Eine Photovoltaik-Anlage soll es auf dem Neubau ebenfalls geben, festgeschrieben werden 50 Prozent. Den Grünen in Person von Hanns-Christian Wüstner war das zu wenig. „Warum legen wir nicht 100 Prozent der technisch möglichen Fläche fest?“, fragte er in die Runde. Die Erste Stadträtin plädierte jedoch deutlich dafür, eine konkrete Zahl zu nennen. Was technisch möglich sei, müsse überprüft werden können - und wer weiß, ob dann am Ende nicht sogar die 50 Prozent unterschritten werden.

Rauber-Jung verwies darüber hinaus auf die Dachbegrünung von 75 Prozent der Fläche und die Festlegung, dass bei den Neupflanzungen von Bäumen und Sträuchern ein Schwerpunkt auf bienenfreundliches Grün gelegt werden müsse. Abschließend kritisiert sie Intensität der Anträge und Nachfragen bei diesem Tagesordnungspunkt durch die Fraktionen. „Wir können froh sein, dass dieses Gewerbegrundstück revitalisiert wird. Es ist ein Grundstück mit einem Gebäude. Die ganzen Fragen und Anträge haben die Verwaltung zwei Tage gebunden von morgens bis abends.“

Könne man nicht der Verwaltung einfach vertrauen, dass diese das Bestmögliche an Artenschutzregelung aufnehmen, was rechtlich möglich ist und mehr Grün als früher üblich festsetzen? „Aber muss man eine Grundsatzdebatte bei einem Gebäude und einem Grundstück führen?“, fragt sie mehr rhetorisch denn in Erwartung einer Antwort. Man plane hier keinen Stubenwald IV und V.

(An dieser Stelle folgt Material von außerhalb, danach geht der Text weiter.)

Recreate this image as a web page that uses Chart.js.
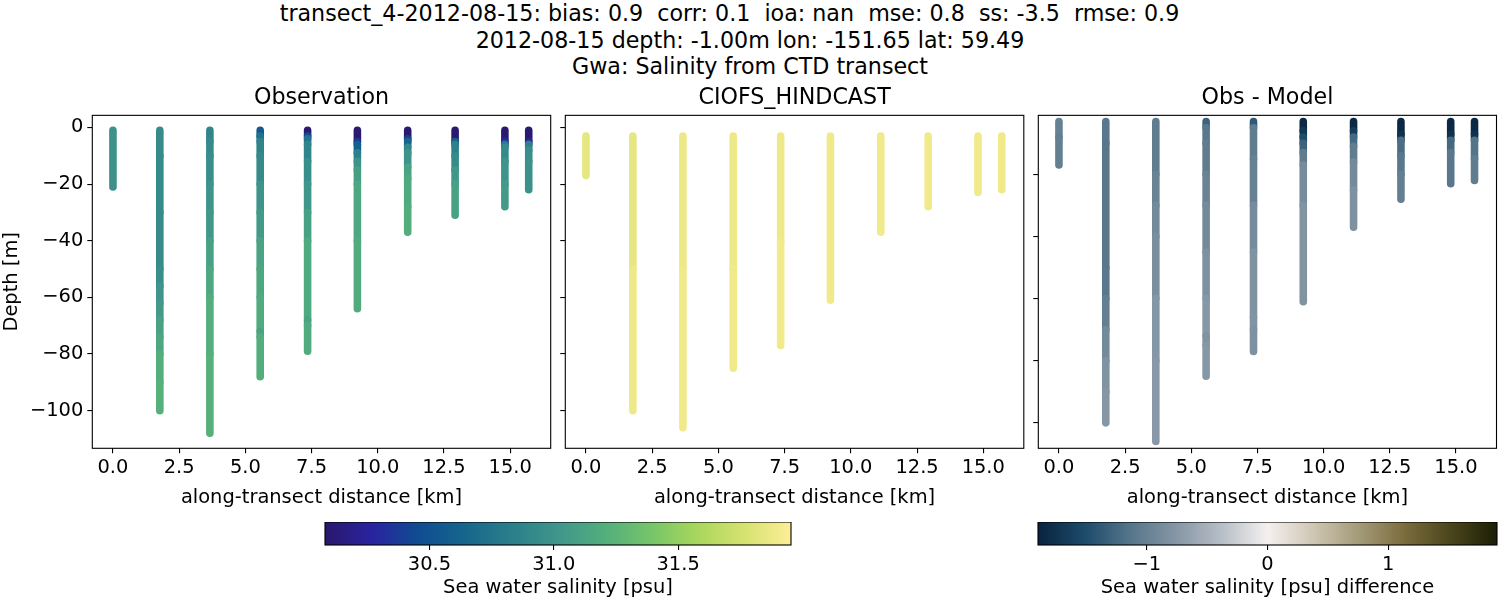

Norbert Koller (BfB) merkte daraufhin an, dass die Anwesenheit der Ersten Stadträtin in der Sitzung des Ortsbeirats West womöglich dazu hätte beitragen können, Fragen abzuräumen, bevor sie umfangreich an die Verwaltung gestellt werden mussten. Das sah Rauber-Jung jedoch anders. „Ich bin gut, aber so gut bin ich nicht“, verwies sie auf besagte zwei Tage, die es die Verwaltung gekostet hatte, alle Informationen zusammenzutragen. Sie kenne auch nicht alle Details.